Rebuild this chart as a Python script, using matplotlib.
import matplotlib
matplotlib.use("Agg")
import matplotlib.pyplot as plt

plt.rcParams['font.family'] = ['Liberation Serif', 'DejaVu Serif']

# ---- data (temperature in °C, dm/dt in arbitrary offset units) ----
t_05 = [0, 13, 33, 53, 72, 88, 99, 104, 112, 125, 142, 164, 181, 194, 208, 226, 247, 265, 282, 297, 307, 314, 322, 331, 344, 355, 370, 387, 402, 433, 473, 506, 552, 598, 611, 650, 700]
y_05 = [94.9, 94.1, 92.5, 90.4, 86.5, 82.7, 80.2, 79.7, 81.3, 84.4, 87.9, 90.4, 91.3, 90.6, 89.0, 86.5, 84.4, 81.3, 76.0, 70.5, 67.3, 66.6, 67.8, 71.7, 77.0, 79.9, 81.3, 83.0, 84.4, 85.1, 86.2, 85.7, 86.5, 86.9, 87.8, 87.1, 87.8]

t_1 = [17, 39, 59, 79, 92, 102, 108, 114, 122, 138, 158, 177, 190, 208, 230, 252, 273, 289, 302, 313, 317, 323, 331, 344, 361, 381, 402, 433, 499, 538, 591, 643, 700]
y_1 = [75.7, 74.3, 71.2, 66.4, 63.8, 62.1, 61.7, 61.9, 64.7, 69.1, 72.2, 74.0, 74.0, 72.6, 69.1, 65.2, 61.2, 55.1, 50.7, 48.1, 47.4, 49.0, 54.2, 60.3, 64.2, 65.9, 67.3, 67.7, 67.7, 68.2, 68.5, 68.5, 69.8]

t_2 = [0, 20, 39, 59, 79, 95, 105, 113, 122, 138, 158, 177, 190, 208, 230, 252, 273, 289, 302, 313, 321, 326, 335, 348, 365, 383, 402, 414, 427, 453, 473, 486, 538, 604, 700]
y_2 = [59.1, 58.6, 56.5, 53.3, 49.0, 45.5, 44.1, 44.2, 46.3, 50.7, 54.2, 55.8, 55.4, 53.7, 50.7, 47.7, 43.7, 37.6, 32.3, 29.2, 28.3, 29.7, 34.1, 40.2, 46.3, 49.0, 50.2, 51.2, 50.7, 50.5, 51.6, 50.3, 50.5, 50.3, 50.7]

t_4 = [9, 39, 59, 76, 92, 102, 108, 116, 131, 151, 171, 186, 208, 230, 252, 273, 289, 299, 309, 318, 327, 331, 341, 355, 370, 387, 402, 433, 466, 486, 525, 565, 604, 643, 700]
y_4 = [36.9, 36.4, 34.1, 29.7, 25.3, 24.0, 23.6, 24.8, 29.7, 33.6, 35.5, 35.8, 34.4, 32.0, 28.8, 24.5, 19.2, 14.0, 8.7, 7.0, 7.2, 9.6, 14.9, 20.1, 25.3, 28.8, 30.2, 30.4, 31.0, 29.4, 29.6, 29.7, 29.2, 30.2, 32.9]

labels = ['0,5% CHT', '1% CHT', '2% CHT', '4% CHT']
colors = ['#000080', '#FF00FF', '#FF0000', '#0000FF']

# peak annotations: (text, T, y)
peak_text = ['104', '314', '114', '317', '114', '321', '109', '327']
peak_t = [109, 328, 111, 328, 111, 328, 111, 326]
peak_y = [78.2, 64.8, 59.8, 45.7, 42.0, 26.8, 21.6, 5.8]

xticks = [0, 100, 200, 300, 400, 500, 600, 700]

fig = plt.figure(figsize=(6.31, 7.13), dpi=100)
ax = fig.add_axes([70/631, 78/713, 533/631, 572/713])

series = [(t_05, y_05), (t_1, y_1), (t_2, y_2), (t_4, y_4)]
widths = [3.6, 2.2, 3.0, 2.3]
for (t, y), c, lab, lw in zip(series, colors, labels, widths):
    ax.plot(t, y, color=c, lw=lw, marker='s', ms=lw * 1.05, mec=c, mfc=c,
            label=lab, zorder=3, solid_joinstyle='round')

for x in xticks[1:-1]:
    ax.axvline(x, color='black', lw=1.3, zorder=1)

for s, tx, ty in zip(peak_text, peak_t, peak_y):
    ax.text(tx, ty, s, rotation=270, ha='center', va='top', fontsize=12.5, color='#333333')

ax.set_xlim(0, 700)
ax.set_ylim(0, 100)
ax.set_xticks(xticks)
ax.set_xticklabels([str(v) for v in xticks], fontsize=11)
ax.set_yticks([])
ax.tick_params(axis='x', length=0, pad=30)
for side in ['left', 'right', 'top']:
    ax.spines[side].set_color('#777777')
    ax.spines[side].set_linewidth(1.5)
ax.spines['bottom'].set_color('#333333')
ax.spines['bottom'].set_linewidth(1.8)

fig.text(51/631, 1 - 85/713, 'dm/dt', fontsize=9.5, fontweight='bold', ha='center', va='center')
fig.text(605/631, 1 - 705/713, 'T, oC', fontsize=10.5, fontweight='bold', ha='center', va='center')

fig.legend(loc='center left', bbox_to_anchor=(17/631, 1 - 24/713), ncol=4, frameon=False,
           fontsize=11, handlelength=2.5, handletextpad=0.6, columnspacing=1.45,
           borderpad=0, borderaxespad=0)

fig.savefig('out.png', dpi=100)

---

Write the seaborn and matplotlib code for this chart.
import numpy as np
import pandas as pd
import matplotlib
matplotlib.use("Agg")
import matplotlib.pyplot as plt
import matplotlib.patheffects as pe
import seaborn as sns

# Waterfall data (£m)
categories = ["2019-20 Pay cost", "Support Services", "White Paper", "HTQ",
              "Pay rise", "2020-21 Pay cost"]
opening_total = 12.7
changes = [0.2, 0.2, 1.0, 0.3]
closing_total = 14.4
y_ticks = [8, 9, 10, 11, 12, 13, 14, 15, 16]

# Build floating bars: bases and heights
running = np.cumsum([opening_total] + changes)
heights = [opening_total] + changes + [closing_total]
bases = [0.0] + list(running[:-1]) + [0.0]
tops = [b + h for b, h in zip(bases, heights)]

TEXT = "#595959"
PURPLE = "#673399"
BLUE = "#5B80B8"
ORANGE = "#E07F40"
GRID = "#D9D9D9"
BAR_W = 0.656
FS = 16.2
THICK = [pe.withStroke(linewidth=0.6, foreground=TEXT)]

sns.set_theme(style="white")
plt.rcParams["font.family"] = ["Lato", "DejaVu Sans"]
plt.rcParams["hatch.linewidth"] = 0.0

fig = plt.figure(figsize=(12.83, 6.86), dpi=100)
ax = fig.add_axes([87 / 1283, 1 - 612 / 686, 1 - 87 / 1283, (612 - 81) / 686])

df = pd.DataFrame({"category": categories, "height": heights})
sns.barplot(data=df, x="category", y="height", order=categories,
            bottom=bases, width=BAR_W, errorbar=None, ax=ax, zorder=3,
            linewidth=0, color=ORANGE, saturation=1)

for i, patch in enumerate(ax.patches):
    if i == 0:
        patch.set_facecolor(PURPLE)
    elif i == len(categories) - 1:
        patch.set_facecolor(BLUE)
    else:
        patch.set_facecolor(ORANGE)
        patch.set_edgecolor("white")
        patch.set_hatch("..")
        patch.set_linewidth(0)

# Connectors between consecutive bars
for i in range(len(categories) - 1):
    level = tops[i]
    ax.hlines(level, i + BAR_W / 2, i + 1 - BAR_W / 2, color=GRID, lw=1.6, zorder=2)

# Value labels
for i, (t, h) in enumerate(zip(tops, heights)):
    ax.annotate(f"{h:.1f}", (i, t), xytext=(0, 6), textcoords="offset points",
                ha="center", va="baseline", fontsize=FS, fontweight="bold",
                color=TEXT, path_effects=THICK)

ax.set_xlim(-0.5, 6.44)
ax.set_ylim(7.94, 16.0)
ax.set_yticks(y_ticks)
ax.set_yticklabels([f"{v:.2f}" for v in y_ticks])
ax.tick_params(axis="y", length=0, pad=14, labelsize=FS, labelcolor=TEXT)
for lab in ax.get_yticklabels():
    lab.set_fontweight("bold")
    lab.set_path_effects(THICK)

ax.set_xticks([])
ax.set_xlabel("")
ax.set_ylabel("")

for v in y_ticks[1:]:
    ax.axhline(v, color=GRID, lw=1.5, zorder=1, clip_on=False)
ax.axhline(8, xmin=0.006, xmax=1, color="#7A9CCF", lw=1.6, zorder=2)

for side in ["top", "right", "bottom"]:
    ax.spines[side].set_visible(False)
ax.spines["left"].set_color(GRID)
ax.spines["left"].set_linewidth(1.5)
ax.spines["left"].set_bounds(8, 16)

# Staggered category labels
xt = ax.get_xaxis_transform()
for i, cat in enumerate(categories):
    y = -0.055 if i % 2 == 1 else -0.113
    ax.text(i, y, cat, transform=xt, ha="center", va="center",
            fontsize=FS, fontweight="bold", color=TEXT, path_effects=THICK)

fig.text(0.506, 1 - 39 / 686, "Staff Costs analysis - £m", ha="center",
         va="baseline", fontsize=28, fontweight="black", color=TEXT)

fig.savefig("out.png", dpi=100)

▸ TASK INSTRUCTIONS
Return exactly, and only, the lines from the one containing "Rebuild this chart" down to the one containing "plt.rcParams['font.family'] = ['Liberation", with both of those lines included.

▸ WRITTEN ANSWER
Rebuild this chart as a Python script, using matplotlib.
import matplotlib
matplotlib.use("Agg")
import matplotlib.pyplot as plt

plt.rcParams['font.family'] = ['Liberation Serif', 'DejaVu Serif']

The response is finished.